**PROBLEM DETAILS**.
Return the whole listing, line for line, without the pictures in it.

-- Start of DATA BLOCK --

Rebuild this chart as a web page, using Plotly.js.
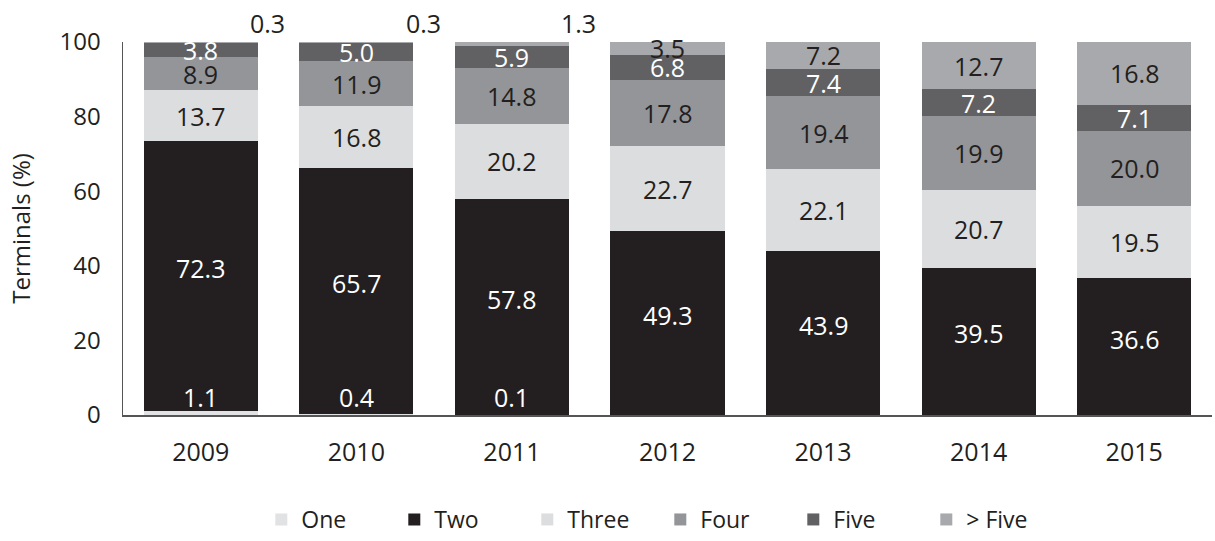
<!DOCTYPE html>
<html>
<head>
<meta charset="utf-8">
<script src="https://cdn.plot.ly/plotly-3.0.1.min.js"></script>
<style>html,body{margin:0;padding:0;background:#fff;}#chart{width:1215px;height:541px;}</style>
</head>
<body>
<div id="chart"></div>
<script>
const years = ['2009', '2010', '2011', '2012', '2013', '2014', '2015'];
const seriesNames = ['One', 'Two', 'Three', 'Four', 'Five', '> Five'];
const one = [1.1, 0.4, 0.1, 0, 0, 0, 0];
const two = [72.3, 65.7, 57.8, 49.3, 43.9, 39.5, 36.6];
const three = [13.7, 16.8, 20.2, 22.7, 22.1, 20.7, 19.5];
const four = [8.9, 11.9, 14.8, 17.8, 19.4, 19.9, 20.0];
const five = [3.8, 5.0, 5.9, 6.8, 7.4, 7.2, 7.1];
const moreFive = [0.3, 0.3, 1.3, 3.5, 7.2, 12.7, 16.8];
const yTicks = [0, 20, 40, 60, 80, 100];

const allSeries = [one, two, three, four, five, moreFive];
const colors = ['#e1e2e4', '#231f20', '#dcdddf', '#939598', '#616163', '#a8a9ad'];
const labelColors = ['#ffffff', '#ffffff', '#231f20', '#231f20', '#ffffff', '#231f20'];
const FONT = '"Open Sans", "Noto Sans", sans-serif';

const traces = allSeries.map((vals, k) => ({
  type: 'bar',
  name: seriesNames[k],
  x: years,
  y: vals,
  marker: {color: colors[k], line: {width: 0}},
  hoverinfo: 'skip'
}));

const annotations = [];
years.forEach((yr, i) => {
  let base = 0;
  allSeries.forEach((vals, k) => {
    const v = vals[i];
    if (v > 0) {
      const ann = {
        x: i, xref: 'x', yref: 'y',
        text: v.toFixed(1),
        showarrow: false,
        font: {family: FONT, size: 25, color: labelColors[k]},
        xanchor: 'center', yanchor: 'middle'
      };
      if (k === 0) {
        ann.y = 0; ann.yshift = 18;
      } else if (k === 5 && v < 2) {
        ann.y = 100; ann.yshift = 19; ann.xshift = 67;
        ann.font = {family: FONT, size: 25, color: '#231f20'};
      } else if (k === 1) {
        ann.y = base + v / 2; ann.yshift = 8;
      } else {
        ann.y = base + v / 2;
      }
      annotations.push(ann);
    }
    base += v;
  });
});

const layout = {
  width: 1215, height: 541,
  margin: {l: 123, r: 3, t: 42, b: 126},
  paper_bgcolor: '#ffffff', plot_bgcolor: '#ffffff',
  barmode: 'stack',
  bargap: 0.267,
  font: {family: FONT, size: 24, color: '#231f20'},
  showlegend: true,
  legend: {
    orientation: 'h', xref: 'paper', x: 0.127, xanchor: 'left',
    yref: 'container', y: 0.0, yanchor: 'bottom',
    entrywidth: 88, entrywidthmode: 'pixels',
    font: {family: FONT, size: 23, color: '#231f20'},
    traceorder: 'normal', itemclick: false, itemdoubleclick: false
  },
  xaxis: {
    type: 'category', range: [-0.5, 6.5],
    showline: true, linecolor: '#555555', linewidth: 1.5,
    ticks: '', showgrid: false, zeroline: false,
    tickfont: {family: FONT, size: 25, color: '#231f20'},
    ticklabelstandoff: 14,
    layer: 'below traces'
  },
  yaxis: {
    range: [0, 100], tickvals: yTicks, ticktext: yTicks.map(String),
    showline: true, linecolor: '#555555', linewidth: 1.5,
    ticks: '', showgrid: false, zeroline: false,
    tickfont: {family: FONT, size: 24, color: '#231f20'},
    ticklabelstandoff: 16,
    title: {text: 'Terminals (%)', font: {family: FONT, size: 24, color: '#231f20'}, standoff: 22},
    layer: 'below traces'
  },
  annotations: annotations
};

Plotly.newPlot('chart', traces, layout, {displayModeBar: false, staticPlot: true}).catch(e => {
  document.body.insertAdjacentHTML('beforeend', '<pre>' + e + '</pre>');
});
</script>
</body>
</html>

-- End of DATA BLOCK --

**SOLUTION TO THIS PROBLEM**.
Rebuild this chart as a web page, using Plotly.js.
<!DOCTYPE html>
<html>
<head>
<meta charset="utf-8">
<script src="https://cdn.plot.ly/plotly-3.0.1.min.js"></script>
<style>html,body{margin:0;padding:0;background:#fff;}#chart{width:1215px;height:541px;}</style>
</head>
<body>
<div id="chart"></div>
<script>
const years = ['2009', '2010', '2011', '2012', '2013', '2014', '2015'];
const seriesNames = ['One', 'Two', 'Three', 'Four', 'Five', '> Five'];
const one = [1.1, 0.4, 0.1, 0, 0, 0, 0];
const two = [72.3, 65.7, 57.8, 49.3, 43.9, 39.5, 36.6];
const three = [13.7, 16.8, 20.2, 22.7, 22.1, 20.7, 19.5];
const four = [8.9, 11.9, 14.8, 17.8, 19.4, 19.9, 20.0];
const five = [3.8, 5.0, 5.9, 6.8, 7.4, 7.2, 7.1];
const moreFive = [0.3, 0.3, 1.3, 3.5, 7.2, 12.7, 16.8];
const yTicks = [0, 20, 40, 60, 80, 100];

const allSeries = [one, two, three, four, five, moreFive];
const colors = ['#e1e2e4', '#231f20', '#dcdddf', '#939598', '#616163', '#a8a9ad'];
const labelColors = ['#ffffff', '#ffffff', '#231f20', '#231f20', '#ffffff', '#231f20'];
const FONT = '"Open Sans", "Noto Sans", sans-serif';

const traces = allSeries.map((vals, k) => ({
  type: 'bar',
  name: seriesNames[k],
  x: years,
  y: vals,
  marker: {color: colors[k], line: {width: 0}},
  hoverinfo: 'skip'
}));

const annotations = [];
years.forEach((yr, i) => {
  let base = 0;
  allSeries.forEach((vals, k) => {
    const v = vals[i];
    if (v > 0) {
      const ann = {
        x: i, xref: 'x', yref: 'y',
        text: v.toFixed(1),
        showarrow: false,
        font: {family: FONT, size: 25, color: labelColors[k]},
        xanchor: 'center', yanchor: 'middle'
      };
      if (k === 0) {
        ann.y = 0; ann.yshift = 18;
      } else if (k === 5 && v < 2) {
        ann.y = 100; ann.yshift = 19; ann.xshift = 67;
        ann.font = {family: FONT, size: 25, color: '#231f20'};
      } else if (k === 1) {
        ann.y = base + v / 2; ann.yshift = 8;
      } else {
        ann.y = base + v / 2;
      }
      annotations.push(ann);
    }
    base += v;
  });
});

const layout = {
  width: 1215, height: 541,
  margin: {l: 123, r: 3, t: 42, b: 126},
  paper_bgcolor: '#ffffff', plot_bgcolor: '#ffffff',
  barmode: 'stack',
  bargap: 0.267,
  font: {family: FONT, size: 24, color: '#231f20'},
  showlegend: true,
  legend: {
    orientation: 'h', xref: 'paper', x: 0.127, xanchor: 'left',
    yref: 'container', y: 0.0, yanchor: 'bottom',
    entrywidth: 88, entrywidthmode: 'pixels',
    font: {family: FONT, size: 23, color: '#231f20'},
    traceorder: 'normal', itemclick: false, itemdoubleclick: false
  },
  xaxis: {
    type: 'category', range: [-0.5, 6.5],
    showline: true, linecolor: '#555555', linewidth: 1.5,
    ticks: '', showgrid: false, zeroline: false,
    tickfont: {family: FONT, size: 25, color: '#231f20'},
    ticklabelstandoff: 14,
    layer: 'below traces'
  },
  yaxis: {
    range: [0, 100], tickvals: yTicks, ticktext: yTicks.map(String),
    showline: true, linecolor: '#555555', linewidth: 1.5,
    ticks: '', showgrid: false, zeroline: false,
    tickfont: {family: FONT, size: 24, color: '#231f20'},
    ticklabelstandoff: 16,
    title: {text: 'Terminals (%)', font: {family: FONT, size: 24, color: '#231f20'}, standoff: 22},
    layer: 'below traces'
  },
  annotations: annotations
};

Plotly.newPlot('chart', traces, layout, {displayModeBar: false, staticPlot: true}).catch(e => {
  document.body.insertAdjacentHTML('beforeend', '<pre>' + e + '</pre>');
});
</script>
</body>
</html>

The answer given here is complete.